I'm totally with everyone else on this.
My BD & I first got together it took one time for me to catch a girl text him for me to grab my stuff and leave(yes pregnant at the time). A week later he looked and looked for me & I didn't accept him back til he understood I was clear on what my definitions of loyalty honesty and respect were. The text wasn't even bad but still I drew the line no friendships with opposite gender if it wasn't necessary or BOTH our friends.
Anywho went back and it's never happens again, basically I let him know if anything is worth more than keeping your family together. we are now expecting our second baby!
Best of luck my advice is what you allow now is what will continue years later.
If you have a place to stay, say you will leave, and be by yourself and see if he really cares. Ignore him, don't message him back. Do the same he did to you to him. Talk to your parents, i'm sure they'll understand and take you back in, just talk don't argue with them. If he doesn't find out why and doesn't care, then he isn't worth the hurt.
You both are still very young. Keeping that in mind, most people your ages are still out partying and sleeping with multiple partners. Also remember that men mature later than women, and your husband isn't exempt. That is no excuse for him to treat you the way he does. Just because they are both in the army doesn't mean it's ok, just like he wouldn't think it would be ok for you to talk to your ex because you went to the same high school.YOU are going to be the mother of his child - not her. YOU are his WIFE- NOT HER. He should be giving you the time and respect he gives her. Keep your head up girl, there's no reason for you to feel like you're thinking too much about it because it would bother any woman who cares about her marriage and it's a valid concern. Be strong for your baby because you both are connected by blood, not just by marriage! Also, for him to give you the option to leave suggests that he considers a life without you. I know it hurts to hear, but you should have a plan for just in case.
In my experience, I was married and with my ex for 13 years. His exwife started becoming interested again. She found every excuse to talk to him or stop over when I wasn't home. He denied anything going on. He called me insecure and hateful towards her. Turned out they were cheating for a few months while both denying it. She finally needed a place to live and I got the boot. Not only that but they ridiculed me and said it was all my fault. He claims I drove him to her by not wanting them talking so much then told her I was controlling and abusive so she thought she was saving him from me. Its better to walk away if he is not respecting you. If he isn't while you are pregnant with his child, then most likely he never will.

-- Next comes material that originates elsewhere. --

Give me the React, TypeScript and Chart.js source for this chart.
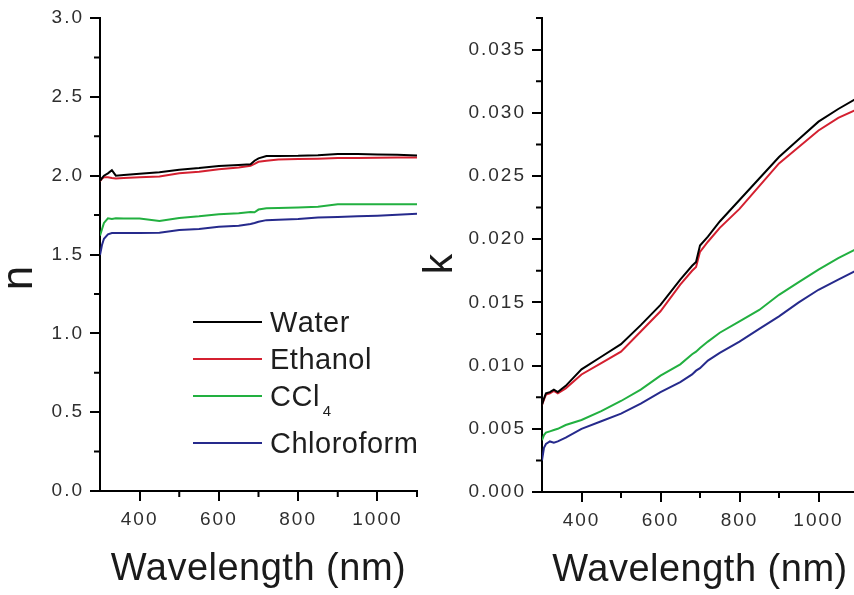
import React, { useEffect, useRef } from "react";
import { Chart, registerables } from "chart.js";

Chart.register(...registerables);

const FONT = "'Liberation Sans', Arial, Helvetica, sans-serif";

// ---------- data ----------
const wavelengths = [300, 305, 310, 320, 330, 340, 360, 400, 450, 500, 550, 600, 650, 680, 690, 700, 720, 750, 800, 850, 900, 950, 1000, 1050, 1100];

const nWater = [1.966, 1.985, 2.0, 2.015, 2.035, 2.0, 2.004, 2.012, 2.022, 2.037, 2.048, 2.062, 2.068, 2.073, 2.095, 2.11, 2.124, 2.125, 2.126, 2.13, 2.137, 2.137, 2.135, 2.133, 2.128];
const nEthanol = [1.966, 1.98, 1.99, 1.99, 1.985, 1.982, 1.985, 1.99, 1.995, 2.015, 2.025, 2.04, 2.052, 2.063, 2.075, 2.088, 2.095, 2.103, 2.106, 2.108, 2.112, 2.112, 2.114, 2.115, 2.116];
const nCCl4 = [1.62, 1.66, 1.7, 1.73, 1.725, 1.73, 1.728, 1.728, 1.712, 1.732, 1.742, 1.756, 1.762, 1.77, 1.768, 1.785, 1.793, 1.795, 1.798, 1.803, 1.818, 1.818, 1.818, 1.818, 1.818];
const nChloroform = [1.497, 1.56, 1.6, 1.628, 1.636, 1.636, 1.636, 1.637, 1.638, 1.655, 1.662, 1.676, 1.682, 1.693, 1.7, 1.708, 1.718, 1.72, 1.725, 1.735, 1.738, 1.742, 1.746, 1.752, 1.758];

const kWater = [0.0069, 0.0074, 0.0078, 0.0079, 0.0081, 0.0079, 0.0084, 0.0097, 0.0107, 0.0117, 0.0132, 0.0148, 0.0168, 0.0179, 0.0182, 0.0195, 0.0202, 0.0214, 0.0231, 0.0248, 0.0265, 0.0279, 0.0293, 0.0303, 0.0312];
const kEthanol = [0.0069, 0.0073, 0.0077, 0.0078, 0.008, 0.0078, 0.0082, 0.0093, 0.0102, 0.0111, 0.0127, 0.0143, 0.0164, 0.0175, 0.0178, 0.019, 0.0198, 0.0209, 0.0224, 0.0242, 0.026, 0.0273, 0.0286, 0.0296, 0.0303];
const kCCl4 = [0.0041, 0.0045, 0.0047, 0.0048, 0.0049, 0.005, 0.0053, 0.0057, 0.0064, 0.0072, 0.0081, 0.0092, 0.0101, 0.0109, 0.0111, 0.0114, 0.0119, 0.0126, 0.0135, 0.0144, 0.0156, 0.0166, 0.0176, 0.0185, 0.0193];
const kChloroform = [0.0025, 0.0035, 0.0038, 0.004, 0.0039, 0.004, 0.0043, 0.005, 0.0056, 0.0062, 0.007, 0.0079, 0.0087, 0.0093, 0.0096, 0.0098, 0.0104, 0.011, 0.0119, 0.0129, 0.0139, 0.015, 0.016, 0.0168, 0.0176];

const seriesLabels = ["Water", "Ethanol", "CCl₄", "Chloroform"];
const seriesColors = ["#000000", "#d42030", "#22b040", "#262a8c"];

const xMajorTicks = [400, 600, 800, 1000];
const xMinorTicks = [500, 700, 900, 1100];
const nMajorTicks = [0, 0.5, 1.0, 1.5, 2.0, 2.5, 3.0];
const nMinorTicks = [0.25, 0.75, 1.25, 1.75, 2.25, 2.75];
const kMajorTicks = [0, 0.005, 0.01, 0.015, 0.02, 0.025, 0.03, 0.035];
const kMinorTicks = [0.0025, 0.0075, 0.0125, 0.0175, 0.0225, 0.0275, 0.0325, 0.0375];

const xTitle = "Wavelength (nm)";
const nTitle = "n";
const kTitle = "k";

// legend row centre lines (style)
const LEGEND_ROWS = [322, 359, 396, 443];

function toPoints(values: number[]) {
  return wavelengths.map((w, i) => ({ x: w, y: values[i] }));
}

function drawRichLabel(ctx: CanvasRenderingContext2D, text: string, x: number, y: number, size: number) {
  const subs = "₀₁₂₃₄₅₆₇₈₉";
  let cx = x;
  for (const ch of Array.from(text)) {
    const si = subs.indexOf(ch);
    if (si >= 0) {
      ctx.font = `${Math.round(size * 0.52)}px ${FONT}`;
      const t = String(si);
      ctx.fillText(t, cx + 3, y + 10);
      cx += ctx.measureText(t).width + 3;
    } else {
      ctx.font = `${size}px ${FONT}`;
      ctx.fillText(ch, cx, y);
      cx += ctx.measureText(ch).width;
    }
  }
}

function makeDecor(o: {
  xMinor: number[];
  yMinor: number[];
  xTitleBaseline: number;
  yTitle: string;
  yTitleX: number;
  yTitleY: number;
  yTitleSize: number;
}) {
  return {
    id: "decor",
    beforeDraw(chart: any) {
      chart.ctx.letterSpacing = "2px";
    },
    afterDraw(chart: any) {
      const ctx = chart.ctx as CanvasRenderingContext2D;
      const { left, right, bottom } = chart.chartArea;
      const xs = chart.scales.x;
      const ys = chart.scales.y;
      ctx.save();
      ctx.strokeStyle = "#000";
      ctx.lineWidth = 2;
      ctx.beginPath();
      o.xMinor.forEach((v) => {
        const px = xs.getPixelForValue(v);
        ctx.moveTo(px, bottom);
        ctx.lineTo(px, bottom + 6);
      });
      o.yMinor.forEach((v) => {
        const py = ys.getPixelForValue(v);
        ctx.moveTo(left, py);
        ctx.lineTo(left - 6, py);
      });
      ctx.stroke();

      (ctx as any).letterSpacing = "0.5px";
      ctx.fillStyle = "#1a1a1a";
      ctx.textAlign = "center";
      ctx.textBaseline = "alphabetic";
      ctx.font = `38px ${FONT}`;
      ctx.fillText(xTitle, (left + right) / 2, o.xTitleBaseline);

      (ctx as any).letterSpacing = "0px";
      ctx.save();
      ctx.translate(o.yTitleX, o.yTitleY);
      ctx.rotate(-Math.PI / 2);
      ctx.font = `${o.yTitleSize}px ${FONT}`;
      ctx.fillText(o.yTitle, 0, 0);
      ctx.restore();
      ctx.restore();
    },
  };
}

const legendPlugin = {
  id: "inlineLegend",
  afterDraw(chart: any) {
    const ctx = chart.ctx as CanvasRenderingContext2D;
    ctx.save();
    (ctx as any).letterSpacing = "0.5px";
    ctx.textAlign = "left";
    ctx.textBaseline = "alphabetic";
    ctx.fillStyle = "#1e1e1e";
    chart.data.datasets.forEach((ds: any, i: number) => {
      const yc = LEGEND_ROWS[i];
      ctx.strokeStyle = ds.borderColor;
      ctx.lineWidth = 2;
      ctx.beginPath();
      ctx.moveTo(193, yc);
      ctx.lineTo(262, yc);
      ctx.stroke();
      drawRichLabel(ctx, ds.label, 270, yc + 10, 29);
    });
    ctx.restore();
  },
};

function buildConfig(p: {
  series: number[][];
  yMax: number;
  yMajor: number[];
  yDigits: number;
  yWidth: number;
  xHeight: number;
  padRight: number;
  decor: any;
  legend: boolean;
}) {
  const tickFont = { family: FONT, size: 19 };
  return {
    type: "line",
    data: {
      datasets: p.series.map((vals, i) => ({
        label: seriesLabels[i],
        data: toPoints(vals),
        borderColor: seriesColors[i],
        backgroundColor: seriesColors[i],
        borderWidth: 2,
        pointRadius: 0,
        tension: 0,
        fill: false,
      })),
    },
    options: {
      responsive: false,
      animation: false,
      devicePixelRatio: 1,
      layout: { padding: { left: 0, right: p.padRight, top: 18, bottom: 0 } },
      plugins: { legend: { display: false }, tooltip: { enabled: false } },
      scales: {
        x: {
          type: "linear",
          min: 300,
          max: 1100,
          afterBuildTicks: (s: any) => {
            s.ticks = xMajorTicks.map((v) => ({ value: v }));
          },
          afterFit: (s: any) => {
            s.height = p.xHeight;
            s.paddingLeft = 0;
            s.paddingRight = 0;
          },
          grid: { display: true, drawOnChartArea: false, drawTicks: true, tickLength: 10, lineWidth: 2, color: "#000" },
          border: { display: true, color: "#000", width: 2 },
          ticks: {
            font: tickFont,
            color: "#2e2e2e",
            padding: 7,
            maxRotation: 0,
            autoSkip: false,
            callback: (v: any) => String(v),
          },
        },
        y: {
          type: "linear",
          min: 0,
          max: p.yMax,
          afterBuildTicks: (s: any) => {
            s.ticks = p.yMajor.map((v) => ({ value: v }));
          },
          afterFit: (s: any) => {
            s.width = p.yWidth;
            s.paddingTop = 0;
            s.paddingBottom = 0;
          },
          grid: { display: true, drawOnChartArea: false, drawTicks: true, tickLength: 10, lineWidth: 2, color: "#000" },
          border: { display: true, color: "#000", width: 2 },
          ticks: {
            font: tickFont,
            color: "#2e2e2e",
            padding: 6,
            autoSkip: false,
            callback: (v: any) => Number(v).toFixed(p.yDigits),
          },
        },
      },
    },
    plugins: p.legend ? [p.decor, legendPlugin] : [p.decor],
  };
}

export default function App() {
  const leftRef = useRef<HTMLCanvasElement | null>(null);
  const rightRef = useRef<HTMLCanvasElement | null>(null);

  useEffect(() => {
    const left = new Chart(
      leftRef.current as HTMLCanvasElement,
      buildConfig({
        series: [nWater, nEthanol, nCCl4, nChloroform],
        yMax: 3.0,
        yMajor: nMajorTicks,
        yDigits: 1,
        yWidth: 100,
        xHeight: 104,
        padRight: 3,
        legend: true,
        decor: makeDecor({
          xMinor: xMinorTicks,
          yMinor: nMinorTicks,
          xTitleBaseline: 580,
          yTitle: nTitle,
          yTitleX: 32,
          yTitleY: 278,
          yTitleSize: 44,
        }),
      }) as any
    );
    const right = new Chart(
      rightRef.current as HTMLCanvasElement,
      buildConfig({
        series: [kWater, kEthanol, kCCl4, kChloroform],
        yMax: 0.0375,
        yMajor: kMajorTicks,
        yDigits: 3,
        yWidth: 122,
        xHeight: 103,
        padRight: 12,
        legend: false,
        decor: makeDecor({
          xMinor: xMinorTicks,
          yMinor: kMinorTicks,
          xTitleBaseline: 581,
          yTitle: kTitle,
          yTitleX: 32,
          yTitleY: 264,
          yTitleSize: 41,
        }),
      }) as any
    );
    return () => {
      left.destroy();
      right.destroy();
    };
  }, []);

  return (
    <div
      style={{
        position: "fixed",
        left: 0,
        top: 0,
        width: 854,
        height: 595,
        overflow: "hidden",
        background: "#ffffff",
      }}
    >
      <canvas
        ref={leftRef}
        width={420}
        height={595}
        style={{ position: "absolute", left: 0, top: 0, width: 420, height: 595 }}
      />
      <canvas
        ref={rightRef}
        width={450}
        height={595}
        style={{ position: "absolute", left: 420, top: 0, width: 450, height: 595 }}
      />
    </div>
  );
}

You may want to look into counseling. You two have barely hit your adult status and you are already parents and spouses. Those sudden changes can sometimes put a great strain on a relationship and cause one to have a 'grass is greener on the other side' view. That view may be what he sees in the ex who is without child or spouse. It may be that he sees her as an outlet. Either way, he will soon have to make more changes and so will you. Talking with an experienced professional should help
Look into counseling for both of you. There is a maturity that needs to happen on his part that will take Waaay too long without.
I think something is going on why would he be so defensive and not wanting to stop talking to her. That's how my babys father was over fb talking to girls and he would defende and get all mad but once I found out I broke down crying and packing right in front of him and I was saying so those .50 cent whoress r what you want then go ahead I'm tierd of being hurt I'll find a guy that would never hurt me. I made sure I looked my best did my hair nails and makeup so he can know what he's gonna miss I had him begging on his knees crying and saying srry hell never do it again.. Guys r always gonna be assholess yuh just gotta know how to play along and flip everything I had no where to go my family kicked me out I would have taken all my things to my cousins house and start talking to my parents I had no plain but I was willing to go thru with it because I was tierd of crying
Just found out my husband cheated on me Iam a army wife as well 38 weeks pregnant
I wld ask him wld he have a problem if I talked to or confined in 1 of my exes that made me feel comfortable especially every time he yelled at me also the niceness can be that he now knows u are going to hold majority of that 1st & 15th pay baby being the wife and mother I hope u know that u pose to see your share b4 he sees his so that ex thatsbin the army to probably put him up on speed bt that so therefore he's probably going to be nice just enuff to keep u smiling is be careful and smart u now have a little one to think about as well plus verbally n mentally abuse is just as bad as physically abuse and can cause a miscarriage so if he continue to yell n get angry I wld threaten or just go do it talk to his 1st Sergant and have him take anger management class no baby needs to come in this world to that!
He should hear you out and respect you enough to listen & understand that it bothers you and you're not ok with it. Ask him to think about if the tables were turned. How would He feel... I def wouldn't be ok with that. Esp if he replied to her but not me. You shouldn't have to feel that way at all. He should make sure of that. Just my opinion.